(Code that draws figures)
******
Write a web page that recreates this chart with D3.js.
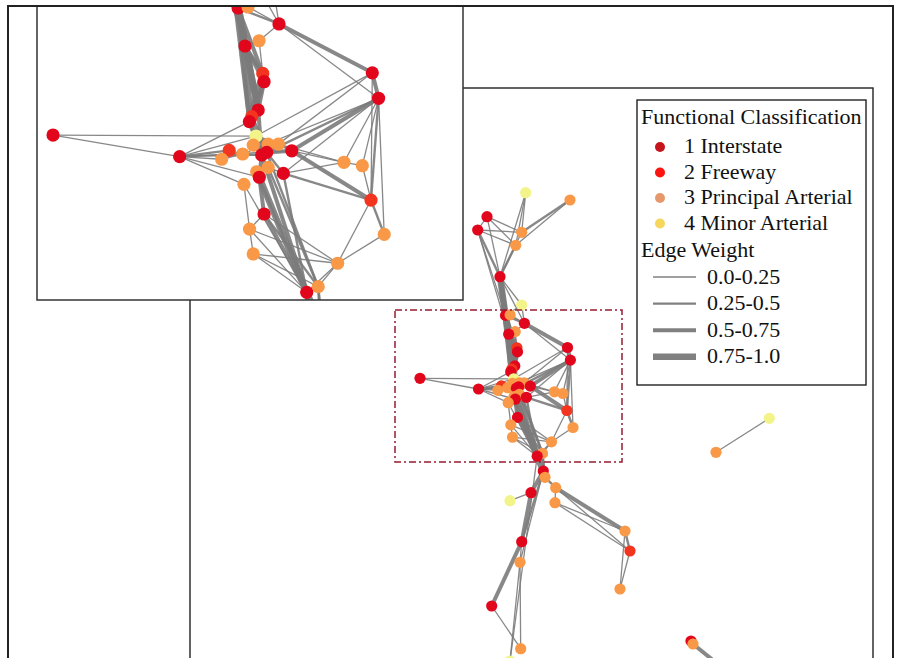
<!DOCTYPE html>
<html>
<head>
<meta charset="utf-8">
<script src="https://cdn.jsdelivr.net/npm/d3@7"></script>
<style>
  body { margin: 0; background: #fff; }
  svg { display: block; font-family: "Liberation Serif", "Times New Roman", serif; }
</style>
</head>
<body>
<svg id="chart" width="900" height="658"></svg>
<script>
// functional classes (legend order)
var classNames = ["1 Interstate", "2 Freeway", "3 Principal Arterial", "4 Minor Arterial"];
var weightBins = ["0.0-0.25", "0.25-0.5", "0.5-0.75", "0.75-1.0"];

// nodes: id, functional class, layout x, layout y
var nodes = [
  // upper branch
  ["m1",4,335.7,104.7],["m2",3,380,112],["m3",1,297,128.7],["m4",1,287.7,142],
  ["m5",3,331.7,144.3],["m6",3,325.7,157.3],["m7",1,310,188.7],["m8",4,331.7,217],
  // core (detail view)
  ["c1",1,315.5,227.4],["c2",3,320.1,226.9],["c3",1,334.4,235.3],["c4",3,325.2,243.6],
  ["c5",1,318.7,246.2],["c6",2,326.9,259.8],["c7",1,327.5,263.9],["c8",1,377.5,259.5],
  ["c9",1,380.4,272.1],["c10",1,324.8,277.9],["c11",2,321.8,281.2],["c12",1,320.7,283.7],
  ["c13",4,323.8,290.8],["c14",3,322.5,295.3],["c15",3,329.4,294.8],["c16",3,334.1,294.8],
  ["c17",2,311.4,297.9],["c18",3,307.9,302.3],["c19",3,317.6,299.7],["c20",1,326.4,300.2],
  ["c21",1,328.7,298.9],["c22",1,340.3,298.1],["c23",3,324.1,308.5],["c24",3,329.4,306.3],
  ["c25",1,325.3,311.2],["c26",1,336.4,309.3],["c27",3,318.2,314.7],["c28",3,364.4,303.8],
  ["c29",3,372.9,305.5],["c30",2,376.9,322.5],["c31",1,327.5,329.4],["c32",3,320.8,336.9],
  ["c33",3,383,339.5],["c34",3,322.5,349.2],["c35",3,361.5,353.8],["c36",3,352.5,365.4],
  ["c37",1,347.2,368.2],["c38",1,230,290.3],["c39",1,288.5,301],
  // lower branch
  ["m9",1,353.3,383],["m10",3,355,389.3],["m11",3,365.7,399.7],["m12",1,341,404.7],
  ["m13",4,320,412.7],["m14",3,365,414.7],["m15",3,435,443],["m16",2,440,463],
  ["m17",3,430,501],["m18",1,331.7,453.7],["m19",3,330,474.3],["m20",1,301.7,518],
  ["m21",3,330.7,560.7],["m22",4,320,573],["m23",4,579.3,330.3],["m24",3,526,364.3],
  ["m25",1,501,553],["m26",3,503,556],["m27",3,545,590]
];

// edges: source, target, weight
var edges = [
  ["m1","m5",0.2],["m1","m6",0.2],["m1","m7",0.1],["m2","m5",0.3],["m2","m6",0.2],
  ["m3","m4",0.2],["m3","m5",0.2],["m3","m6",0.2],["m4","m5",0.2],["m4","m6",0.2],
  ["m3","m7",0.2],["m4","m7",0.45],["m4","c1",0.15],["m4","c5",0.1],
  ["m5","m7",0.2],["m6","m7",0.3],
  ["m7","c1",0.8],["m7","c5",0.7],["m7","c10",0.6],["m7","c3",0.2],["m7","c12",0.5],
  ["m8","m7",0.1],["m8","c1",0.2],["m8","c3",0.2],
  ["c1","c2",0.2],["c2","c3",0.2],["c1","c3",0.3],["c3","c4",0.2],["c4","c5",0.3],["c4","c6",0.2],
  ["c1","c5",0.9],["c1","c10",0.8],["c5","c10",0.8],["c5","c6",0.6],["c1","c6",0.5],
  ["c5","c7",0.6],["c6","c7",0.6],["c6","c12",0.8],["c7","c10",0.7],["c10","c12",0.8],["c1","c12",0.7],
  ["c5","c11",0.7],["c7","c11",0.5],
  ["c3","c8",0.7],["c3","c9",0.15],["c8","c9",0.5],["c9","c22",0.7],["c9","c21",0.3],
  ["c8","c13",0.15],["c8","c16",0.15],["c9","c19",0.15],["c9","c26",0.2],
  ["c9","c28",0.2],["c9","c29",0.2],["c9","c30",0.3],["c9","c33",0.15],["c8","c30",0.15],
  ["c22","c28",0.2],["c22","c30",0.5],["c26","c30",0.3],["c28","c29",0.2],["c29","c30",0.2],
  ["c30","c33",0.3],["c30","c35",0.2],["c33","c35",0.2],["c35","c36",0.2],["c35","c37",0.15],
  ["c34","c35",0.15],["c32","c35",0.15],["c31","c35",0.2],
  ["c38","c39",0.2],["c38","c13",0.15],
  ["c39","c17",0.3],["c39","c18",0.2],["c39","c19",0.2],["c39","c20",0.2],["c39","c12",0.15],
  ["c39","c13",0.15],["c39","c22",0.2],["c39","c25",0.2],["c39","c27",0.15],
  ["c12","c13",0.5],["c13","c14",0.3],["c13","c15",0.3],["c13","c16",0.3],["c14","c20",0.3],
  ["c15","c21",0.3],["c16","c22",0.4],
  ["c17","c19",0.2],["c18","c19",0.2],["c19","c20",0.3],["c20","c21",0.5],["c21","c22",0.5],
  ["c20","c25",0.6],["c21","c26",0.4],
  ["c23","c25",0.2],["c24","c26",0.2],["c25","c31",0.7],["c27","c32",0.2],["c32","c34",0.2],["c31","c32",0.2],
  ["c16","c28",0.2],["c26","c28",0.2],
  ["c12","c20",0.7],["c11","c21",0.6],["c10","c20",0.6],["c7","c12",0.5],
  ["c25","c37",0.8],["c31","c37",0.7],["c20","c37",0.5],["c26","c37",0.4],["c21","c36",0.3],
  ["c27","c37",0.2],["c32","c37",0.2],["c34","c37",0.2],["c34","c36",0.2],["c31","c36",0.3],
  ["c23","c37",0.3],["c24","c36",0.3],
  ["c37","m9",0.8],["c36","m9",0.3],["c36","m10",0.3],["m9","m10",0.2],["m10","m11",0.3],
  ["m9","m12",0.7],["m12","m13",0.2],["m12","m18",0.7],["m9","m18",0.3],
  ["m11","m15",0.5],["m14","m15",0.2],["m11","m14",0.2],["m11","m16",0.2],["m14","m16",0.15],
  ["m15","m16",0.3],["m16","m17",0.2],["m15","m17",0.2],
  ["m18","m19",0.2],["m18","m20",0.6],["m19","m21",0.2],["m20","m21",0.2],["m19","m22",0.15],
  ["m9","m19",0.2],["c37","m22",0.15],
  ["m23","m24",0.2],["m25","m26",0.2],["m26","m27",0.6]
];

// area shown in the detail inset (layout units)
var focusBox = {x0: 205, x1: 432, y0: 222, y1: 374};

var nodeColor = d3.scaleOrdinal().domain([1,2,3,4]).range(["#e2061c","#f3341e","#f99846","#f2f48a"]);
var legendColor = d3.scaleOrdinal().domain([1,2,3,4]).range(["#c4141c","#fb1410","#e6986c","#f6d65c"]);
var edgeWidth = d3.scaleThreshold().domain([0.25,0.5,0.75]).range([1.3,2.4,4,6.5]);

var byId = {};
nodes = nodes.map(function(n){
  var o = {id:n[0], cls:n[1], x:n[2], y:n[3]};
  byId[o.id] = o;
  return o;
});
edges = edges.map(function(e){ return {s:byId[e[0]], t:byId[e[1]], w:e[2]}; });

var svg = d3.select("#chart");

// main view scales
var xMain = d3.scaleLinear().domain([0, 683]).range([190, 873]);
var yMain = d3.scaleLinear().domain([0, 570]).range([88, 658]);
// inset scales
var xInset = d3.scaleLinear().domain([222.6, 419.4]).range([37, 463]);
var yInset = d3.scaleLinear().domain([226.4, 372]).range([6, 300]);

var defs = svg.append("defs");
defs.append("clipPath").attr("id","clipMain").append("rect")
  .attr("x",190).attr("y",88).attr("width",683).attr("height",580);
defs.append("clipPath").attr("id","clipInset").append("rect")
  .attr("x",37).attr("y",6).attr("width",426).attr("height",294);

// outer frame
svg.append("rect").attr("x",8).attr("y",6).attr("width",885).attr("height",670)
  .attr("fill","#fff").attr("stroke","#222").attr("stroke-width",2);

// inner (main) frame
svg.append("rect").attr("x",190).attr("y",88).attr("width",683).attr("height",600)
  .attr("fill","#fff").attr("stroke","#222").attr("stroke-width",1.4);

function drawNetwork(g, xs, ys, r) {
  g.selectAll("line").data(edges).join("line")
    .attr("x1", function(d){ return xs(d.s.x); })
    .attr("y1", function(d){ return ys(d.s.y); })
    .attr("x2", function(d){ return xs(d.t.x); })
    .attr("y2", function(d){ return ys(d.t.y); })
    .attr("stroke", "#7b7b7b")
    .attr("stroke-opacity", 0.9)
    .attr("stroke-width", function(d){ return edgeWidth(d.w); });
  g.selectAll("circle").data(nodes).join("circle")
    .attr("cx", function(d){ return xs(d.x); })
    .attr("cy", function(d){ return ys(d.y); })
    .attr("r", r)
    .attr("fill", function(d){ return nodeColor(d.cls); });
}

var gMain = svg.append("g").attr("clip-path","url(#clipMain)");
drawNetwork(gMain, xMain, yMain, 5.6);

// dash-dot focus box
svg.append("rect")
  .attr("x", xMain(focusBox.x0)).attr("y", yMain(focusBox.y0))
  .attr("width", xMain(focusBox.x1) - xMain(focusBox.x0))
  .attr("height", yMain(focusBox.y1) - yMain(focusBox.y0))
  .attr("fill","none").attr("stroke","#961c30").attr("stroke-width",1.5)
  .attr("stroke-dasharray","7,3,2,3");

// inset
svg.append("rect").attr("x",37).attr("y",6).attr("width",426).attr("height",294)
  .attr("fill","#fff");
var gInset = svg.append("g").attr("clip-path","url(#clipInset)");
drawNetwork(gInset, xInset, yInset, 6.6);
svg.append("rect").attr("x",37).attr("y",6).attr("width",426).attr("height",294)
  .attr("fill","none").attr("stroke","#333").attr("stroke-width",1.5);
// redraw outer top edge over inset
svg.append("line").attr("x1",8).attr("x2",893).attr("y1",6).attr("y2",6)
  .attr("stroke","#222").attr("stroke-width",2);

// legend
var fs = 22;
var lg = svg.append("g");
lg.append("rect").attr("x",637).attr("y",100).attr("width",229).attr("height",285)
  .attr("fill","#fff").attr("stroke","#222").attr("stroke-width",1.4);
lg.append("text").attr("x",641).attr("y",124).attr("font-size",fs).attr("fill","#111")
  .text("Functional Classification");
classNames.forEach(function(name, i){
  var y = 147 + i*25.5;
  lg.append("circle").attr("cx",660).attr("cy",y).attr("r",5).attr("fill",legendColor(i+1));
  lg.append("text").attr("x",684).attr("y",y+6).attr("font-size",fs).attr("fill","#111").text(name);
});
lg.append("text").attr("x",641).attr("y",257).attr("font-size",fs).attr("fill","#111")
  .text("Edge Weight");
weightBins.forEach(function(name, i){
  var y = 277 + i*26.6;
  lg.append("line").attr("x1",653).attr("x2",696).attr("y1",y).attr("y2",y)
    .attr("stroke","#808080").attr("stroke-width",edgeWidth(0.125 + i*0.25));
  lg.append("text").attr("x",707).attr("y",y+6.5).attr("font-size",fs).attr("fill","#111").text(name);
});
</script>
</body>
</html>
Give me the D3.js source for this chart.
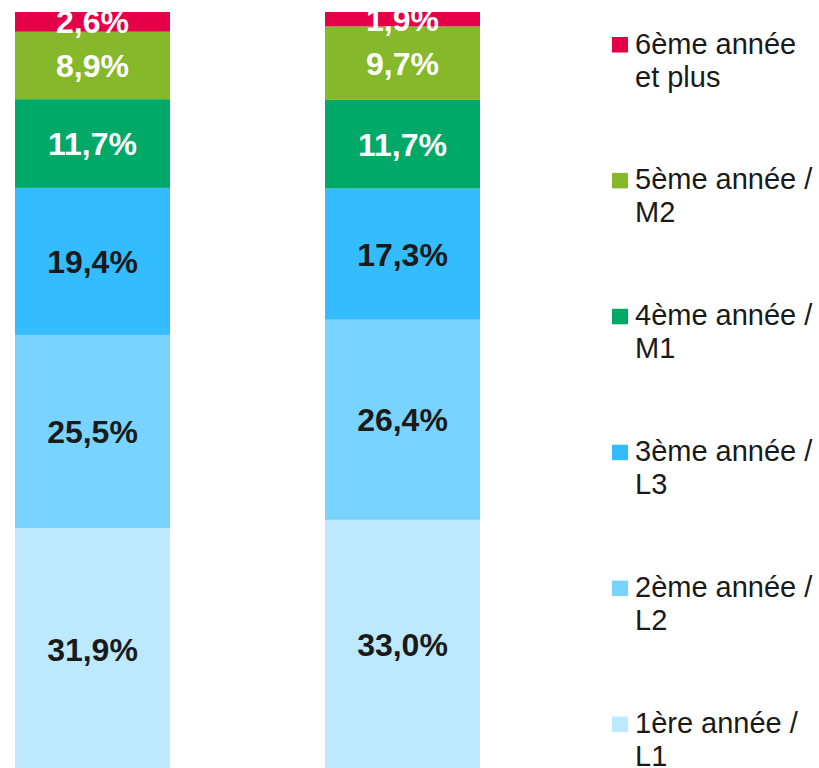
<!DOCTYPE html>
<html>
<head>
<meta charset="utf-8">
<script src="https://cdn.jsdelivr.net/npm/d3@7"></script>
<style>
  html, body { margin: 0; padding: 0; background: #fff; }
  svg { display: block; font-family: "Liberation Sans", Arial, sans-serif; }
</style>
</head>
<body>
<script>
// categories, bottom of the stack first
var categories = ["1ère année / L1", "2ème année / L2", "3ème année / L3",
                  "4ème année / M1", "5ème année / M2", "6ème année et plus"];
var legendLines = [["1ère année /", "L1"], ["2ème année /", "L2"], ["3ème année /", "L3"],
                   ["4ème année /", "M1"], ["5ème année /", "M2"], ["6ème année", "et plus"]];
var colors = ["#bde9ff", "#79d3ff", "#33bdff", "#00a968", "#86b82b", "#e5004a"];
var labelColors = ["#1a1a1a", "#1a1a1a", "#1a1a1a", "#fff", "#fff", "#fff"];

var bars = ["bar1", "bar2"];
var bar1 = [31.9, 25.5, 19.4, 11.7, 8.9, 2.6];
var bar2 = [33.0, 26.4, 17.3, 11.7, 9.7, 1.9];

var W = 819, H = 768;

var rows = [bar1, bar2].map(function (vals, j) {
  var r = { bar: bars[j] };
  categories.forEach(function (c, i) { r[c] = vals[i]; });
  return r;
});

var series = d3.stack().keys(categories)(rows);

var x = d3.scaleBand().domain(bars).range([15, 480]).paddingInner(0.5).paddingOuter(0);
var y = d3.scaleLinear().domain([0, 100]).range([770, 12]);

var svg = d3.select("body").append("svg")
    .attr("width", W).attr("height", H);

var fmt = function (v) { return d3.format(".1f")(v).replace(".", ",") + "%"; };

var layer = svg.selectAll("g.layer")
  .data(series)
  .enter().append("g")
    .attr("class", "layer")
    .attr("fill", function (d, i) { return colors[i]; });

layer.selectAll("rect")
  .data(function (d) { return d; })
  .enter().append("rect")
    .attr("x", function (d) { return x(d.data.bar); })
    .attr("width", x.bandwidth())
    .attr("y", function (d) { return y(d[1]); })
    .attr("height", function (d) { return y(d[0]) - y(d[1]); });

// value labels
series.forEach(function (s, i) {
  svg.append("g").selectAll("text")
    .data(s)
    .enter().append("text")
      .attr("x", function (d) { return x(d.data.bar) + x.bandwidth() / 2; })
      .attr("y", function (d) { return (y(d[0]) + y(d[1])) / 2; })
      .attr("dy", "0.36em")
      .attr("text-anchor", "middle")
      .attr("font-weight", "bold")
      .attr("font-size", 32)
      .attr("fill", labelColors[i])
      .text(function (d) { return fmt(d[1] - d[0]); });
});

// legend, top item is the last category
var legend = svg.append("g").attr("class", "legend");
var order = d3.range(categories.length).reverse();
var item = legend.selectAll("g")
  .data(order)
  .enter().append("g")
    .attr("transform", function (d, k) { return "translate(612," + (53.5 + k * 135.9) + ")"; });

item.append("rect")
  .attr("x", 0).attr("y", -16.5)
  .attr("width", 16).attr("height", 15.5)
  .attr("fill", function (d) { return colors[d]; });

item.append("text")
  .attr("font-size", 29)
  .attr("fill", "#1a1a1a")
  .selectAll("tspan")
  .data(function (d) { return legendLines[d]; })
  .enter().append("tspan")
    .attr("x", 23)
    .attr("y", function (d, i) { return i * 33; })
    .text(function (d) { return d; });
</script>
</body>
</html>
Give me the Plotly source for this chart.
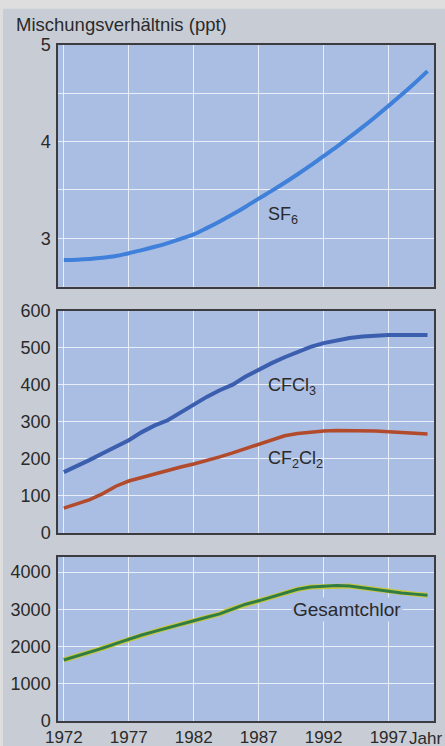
******
**Task details:** Which lines contain "chart"? Copy each of them.

**Output for this task:**
Write a web page that recreates this chart with D3.js.
<svg id="chart" width="900" height="658"></svg>
var svg = d3.select("#chart");
Give me the D3.js source for this chart.
Give me the Plotly source for this chart.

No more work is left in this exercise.